• _Work instructions_
Reproduce the material below line by line, beginning with its first line and ending with the line that contains "const gridColor = '#c8c8c8';"; leave out pictures.

• _Data excerpt_

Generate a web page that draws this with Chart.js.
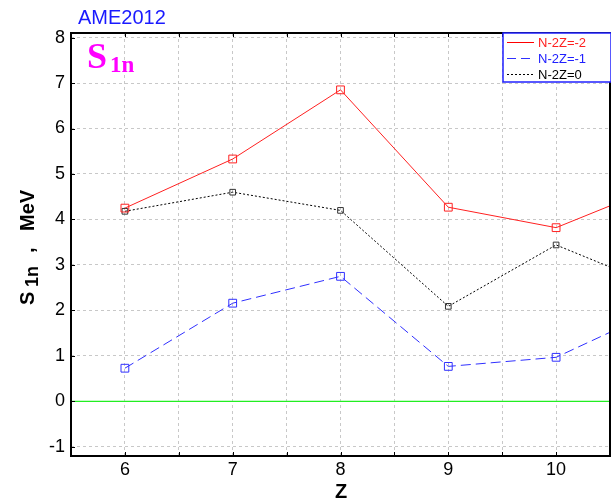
<!DOCTYPE html>
<html>
<head>
<meta charset="utf-8">
<script src="https://cdn.jsdelivr.net/npm/chart.js@4"></script>
<style>
  html, body { margin: 0; padding: 0; background: #fff; overflow: hidden; }
  #wrap { width: 611px; height: 501px; position: relative; }
  canvas { display: block; }
</style>
</head>
<body>
<div id="wrap"><canvas id="chart" width="611" height="501"></canvas></div>
<script>
// chart data
const zValues = [6, 7, 8, 9, 10, 11];
const seriesM2 = [4.25, 5.33, 6.85, 4.27, 3.82, 4.78];
const seriesM1 = [0.73, 2.16, 2.75, 0.77, 0.97, 2.07];
const series0 = [4.18, 4.60, 4.20, 2.09, 3.44, 2.47];
const yTickValues = [-1, 0, 1, 2, 3, 4, 5, 6, 7, 8];
const legendLabels = ['N-2Z=-2', 'N-2Z=-1', 'N-2Z=0'];

function toPoints(vals) {
    return zValues.map((z, i) => ({ x: z, y: vals[i] }));
}

const gridColor = '#c8c8c8';

// frame, tick marks, labels and legend
const decorPlugin = {
    id: 'decor',
    afterDatasetsDraw(chart) {
        const ctx = chart.ctx;
        const a = chart.chartArea;
        const xs = chart.scales.x, ys = chart.scales.y;
        ctx.save();

        // zero line
        ctx.strokeStyle = '#22ee22';
        ctx.lineWidth = 1.2;
        ctx.beginPath();
        ctx.moveTo(a.left, ys.getPixelForValue(0));
        ctx.lineTo(a.right, ys.getPixelForValue(0));
        ctx.stroke();

        // tick marks pointing in
        ctx.strokeStyle = '#000';
        ctx.lineWidth = 1;
        for (let v = 5.5; v <= 10.5; v += 0.5) {
            const px = Math.round(xs.getPixelForValue(v)) + 0.5;
            ctx.beginPath();
            ctx.moveTo(px, a.bottom); ctx.lineTo(px, a.bottom - 4);
            ctx.moveTo(px, a.top); ctx.lineTo(px, a.top + 4);
            ctx.stroke();
        }
        yTickValues.forEach(v => {
            const py = Math.round(ys.getPixelForValue(v)) + 0.5;
            ctx.beginPath();
            ctx.moveTo(a.left, py); ctx.lineTo(a.left + 4, py);
            ctx.stroke();
        });

        // frame
        ctx.lineWidth = 2;
        ctx.strokeStyle = '#000';
        ctx.strokeRect(a.left, a.top, a.right - a.left, a.bottom - a.top);

        // title
        ctx.fillStyle = '#1a1aff';
        ctx.font = '20px "Liberation Sans", Arial, sans-serif';
        ctx.textBaseline = 'alphabetic';
        ctx.textAlign = 'left';
        ctx.fillText('AME2012', 78, 24);

        // S1n label
        ctx.fillStyle = '#ff00ff';
        ctx.font = 'bold 36px "Liberation Serif", "Times New Roman", serif';
        ctx.fillText('S', 87, 68);
        ctx.font = 'bold 23px "Liberation Serif", "Times New Roman", serif';
        ctx.fillText('1n', 110, 72);

        // x axis title
        ctx.fillStyle = '#000';
        ctx.font = 'bold 20px "Liberation Sans", Arial, sans-serif';
        ctx.textAlign = 'center';
        ctx.fillText('Z', 341, 498);

        // y axis title
        ctx.save();
        ctx.translate(34, 305);
        ctx.rotate(-Math.PI / 2);
        ctx.textAlign = 'left';
        ctx.font = 'bold 20px "Liberation Sans", Arial, sans-serif';
        ctx.fillText('S', 0, 0);
        ctx.font = 'bold 18px "Liberation Sans", Arial, sans-serif';
        ctx.fillText('1n', 18, 4);
        ctx.font = 'bold 20px "Liberation Sans", Arial, sans-serif';
        ctx.fillText(',', 52, 0);
        ctx.fillText('MeV', 74, 0);
        ctx.restore();

        // legend
        const lx = 503, ly = 33, lw = 108, lh = 49;
        ctx.fillStyle = '#fff';
        ctx.fillRect(lx, ly, lw, lh);
        ctx.strokeStyle = '#2020ff';
        ctx.lineWidth = 1.5;
        ctx.strokeRect(lx, ly, lw, lh);
        const styles = [
            { color: '#ff0000', dash: [], text: '#ff2020' },
            { color: '#3030ff', dash: [9, 5], text: '#2020ff' },
            { color: '#000000', dash: [2, 2], text: '#000000' }
        ];
        ctx.font = '13px "Liberation Sans", Arial, sans-serif';
        ctx.textAlign = 'left';
        ctx.textBaseline = 'middle';
        legendLabels.forEach((lab, i) => {
            const y = ly + 9 + i * 16;
            ctx.strokeStyle = styles[i].color;
            ctx.lineWidth = 1;
            ctx.setLineDash(styles[i].dash);
            ctx.beginPath();
            ctx.moveTo(507, y + 0.5); ctx.lineTo(534, y + 0.5);
            ctx.stroke();
            ctx.setLineDash([]);
            ctx.fillStyle = styles[i].text;
            ctx.fillText(lab, 538, y + 1);
        });

        ctx.restore();
    }
};

new Chart(document.getElementById('chart').getContext('2d'), {
    type: 'line',
    data: {
        datasets: [
            {
                label: legendLabels[0],
                data: toPoints(seriesM2),
                borderColor: '#ff2020',
                borderWidth: 1,
                pointStyle: 'rect',
                pointRadius: 5.5,
                pointBorderColor: '#ff2020',
                pointBackgroundColor: 'rgba(0,0,0,0)',
                pointBorderWidth: 1,
                tension: 0,
                clip: 0
            },
            {
                label: legendLabels[1],
                data: toPoints(seriesM1),
                borderColor: '#3030ff',
                borderWidth: 1,
                borderDash: [10, 5],
                pointStyle: 'rect',
                pointRadius: 5.5,
                pointBorderColor: '#3030ff',
                pointBackgroundColor: 'rgba(0,0,0,0)',
                pointBorderWidth: 1,
                tension: 0,
                clip: 0
            },
            {
                label: legendLabels[2],
                data: toPoints(series0),
                borderColor: '#000000',
                borderWidth: 1,
                borderDash: [2, 2],
                pointStyle: 'rect',
                pointRadius: 4,
                pointBorderColor: '#333',
                pointBackgroundColor: 'rgba(0,0,0,0)',
                pointBorderWidth: 1,
                tension: 0,
                clip: 0
            }
        ]
    },
    options: {
        responsive: false,
        animation: false,
        layout: { autoPadding: false, padding: { left: 0, top: 33, right: 1, bottom: 0 } },
        plugins: {
            legend: { display: false },
            tooltip: { enabled: false }
        },
        scales: {
            x: {
                type: 'linear',
                min: 5.5,
                max: 10.5,
                ticks: {
                    stepSize: 0.5,
                    autoSkip: false,
                    maxRotation: 0,
                    color: '#000',
                    padding: 3,
                    font: { family: '"Liberation Sans", Arial, sans-serif', size: 18 },
                    callback: v => Number.isInteger(v) ? String(v) : ''
                },
                grid: {
                    color: gridColor,
                    drawTicks: false
                },
                border: { display: false, dash: [3, 3] },
                afterFit: s => { s.height = 45; s.paddingRight = 0; s.paddingLeft = 0; }
            },
            y: {
                type: 'linear',
                min: -1.2,
                max: 8.1,
                afterBuildTicks: s => { s.ticks = yTickValues.map(v => ({ value: v })); },
                ticks: {
                    color: '#000',
                    padding: 6,
                    font: { family: '"Liberation Sans", Arial, sans-serif', size: 18 }
                },
                grid: {
                    color: gridColor,
                    drawTicks: false
                },
                border: { display: false, dash: [3, 3] },
                afterFit: s => { s.width = 71; s.paddingTop = 0; s.paddingBottom = 0; }
            }
        }
    },
    plugins: [decorPlugin]
});
</script>
</body>
</html>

• _Exercise answer_
Generate a web page that draws this with Chart.js.
<!DOCTYPE html>
<html>
<head>
<meta charset="utf-8">
<script src="https://cdn.jsdelivr.net/npm/chart.js@4"></script>
<style>
  html, body { margin: 0; padding: 0; background: #fff; overflow: hidden; }
  #wrap { width: 611px; height: 501px; position: relative; }
  canvas { display: block; }
</style>
</head>
<body>
<div id="wrap"><canvas id="chart" width="611" height="501"></canvas></div>
<script>
// chart data
const zValues = [6, 7, 8, 9, 10, 11];
const seriesM2 = [4.25, 5.33, 6.85, 4.27, 3.82, 4.78];
const seriesM1 = [0.73, 2.16, 2.75, 0.77, 0.97, 2.07];
const series0 = [4.18, 4.60, 4.20, 2.09, 3.44, 2.47];
const yTickValues = [-1, 0, 1, 2, 3, 4, 5, 6, 7, 8];
const legendLabels = ['N-2Z=-2', 'N-2Z=-1', 'N-2Z=0'];

function toPoints(vals) {
    return zValues.map((z, i) => ({ x: z, y: vals[i] }));
}

const gridColor = '#c8c8c8';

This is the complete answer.